Agreed that we should probably communicate something to backend implementors. I don't know if we should call that something a breaking semantic change? This feels more like a clarification of a previously-implicit semantic assumption—recursive bindings have always been able to be referenced before initialization, as long as you can get past the cycle checking in the binding group desugarer and the type checker. It's never been explicitly stated what code has the responsibility of preventing the consequent soundness issues.

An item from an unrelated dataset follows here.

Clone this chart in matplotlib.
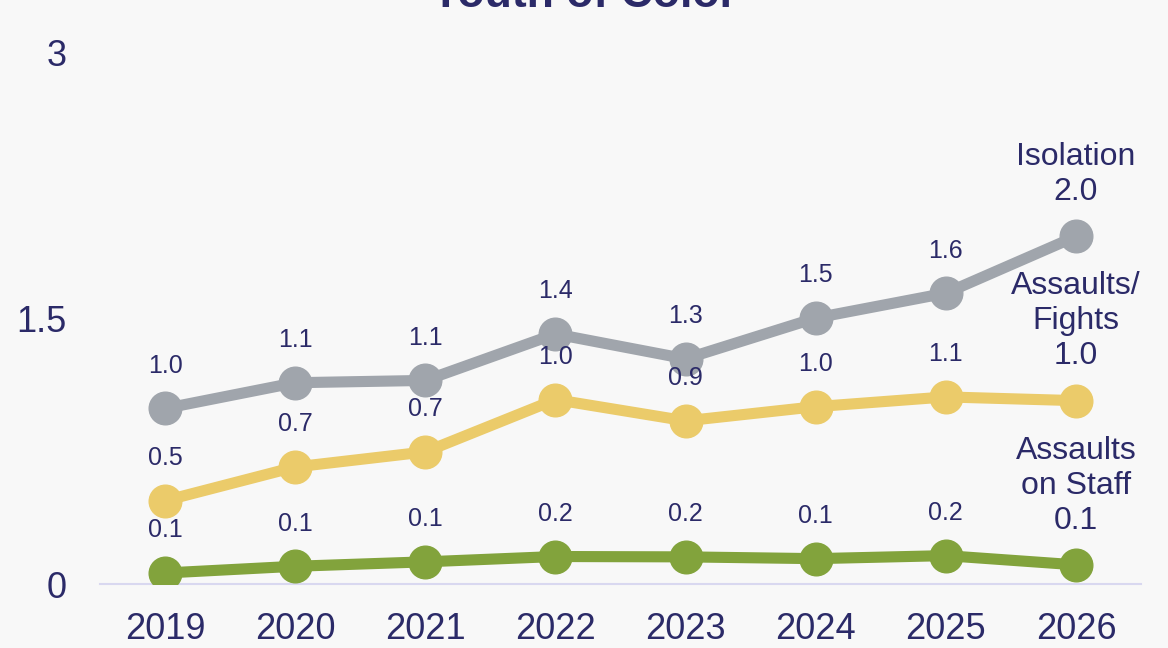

#4179 (comment) shows that the problem is more fundamental than the instance escape hatch. There are basically two pre-CoreFn checks that minimized the impact of our failing to deal with recursive initialization: the binding group desugaring pass and an assertion in the type checker. Both can be circumvented with techniques that include but aren't limited to the instance escape hatch; enclosing a reference in a lambda, even if that lambda is then immediately used, causes both checks to ignore that reference. I think reconsidering that escape hatch, as well as revisiting the type checker assertion, would be good things to discuss going forward (both of which would more dramatically change which programs are accepted by the compiler). But I think the underlying issue is actually the problem corrected here: that recursive bindings are assumed to be available to each other during initialization, and a strict initialization order doesn't always fulfill that assumption. |
Right, I think most backends follow the reference implementation's lead in cases like this (since we are a standard defined by it's implementation), is all I'm really referring to. I think it's likely too that by clearing up this hole, that the compiler will probably take advantage of it in the future. It's not really "breaking" since it was always a mess, but backend implementors may find more and more things broken in the future 😆. Thanks for the clarifications! I agree with your assessment. Do you have an objection to potentially adding it as a CoreFn annotation in the future? It wasn't clear to me if there was something painful about that. |
The two reasons I mentioned in #4283 (comment): it'd be an advisory annotation, since backends could choose to do more or less than what the frontend recommends and the frontend shouldn't offer a contract on what gets marked lazy; and for the purposes of #3339/#4092, we'd have to decide whether to trust the annotations on the CoreFn provided to the compiler (effectively making another invariant that CoreFn transformations would need to preserve) or ignore them and run the analysis a second time. Neither problem is a dealbreaker but it suggests to me that the fit with the CoreFn protocol is awkward. I don't have a better idea for how to make doing this analysis less miserable for non-Haskell backends, though. |
One thing that may be useful (again not for this), is to analyze the number of runtime_lazy calls needed for more conservative approaches, such as:
If it's the case that either of those gets you to a significant reduction (which I think is likely), I think that's likely a good enough "less miserable" option 😆. |
|
Could you elaborate on what you mean by those approaches? |
Sorry, I'm just saying I think would be useful in general to know how far various naive approaches would get you in removing calls to a lazy runtime initialization call. For example, lots of mutual bindings are just functions that call each other recursively. If all the bindings are just functions, there's no need for a runtime call. Maybe that gets you to 50% of bindings. That's pretty good for something that's a single case on the RHS. You could extend that to if it's a call to |
|
I know you said this could wait but I was curious too, so here's a comparison of a few naive approaches for the preliminary 0.15 package set.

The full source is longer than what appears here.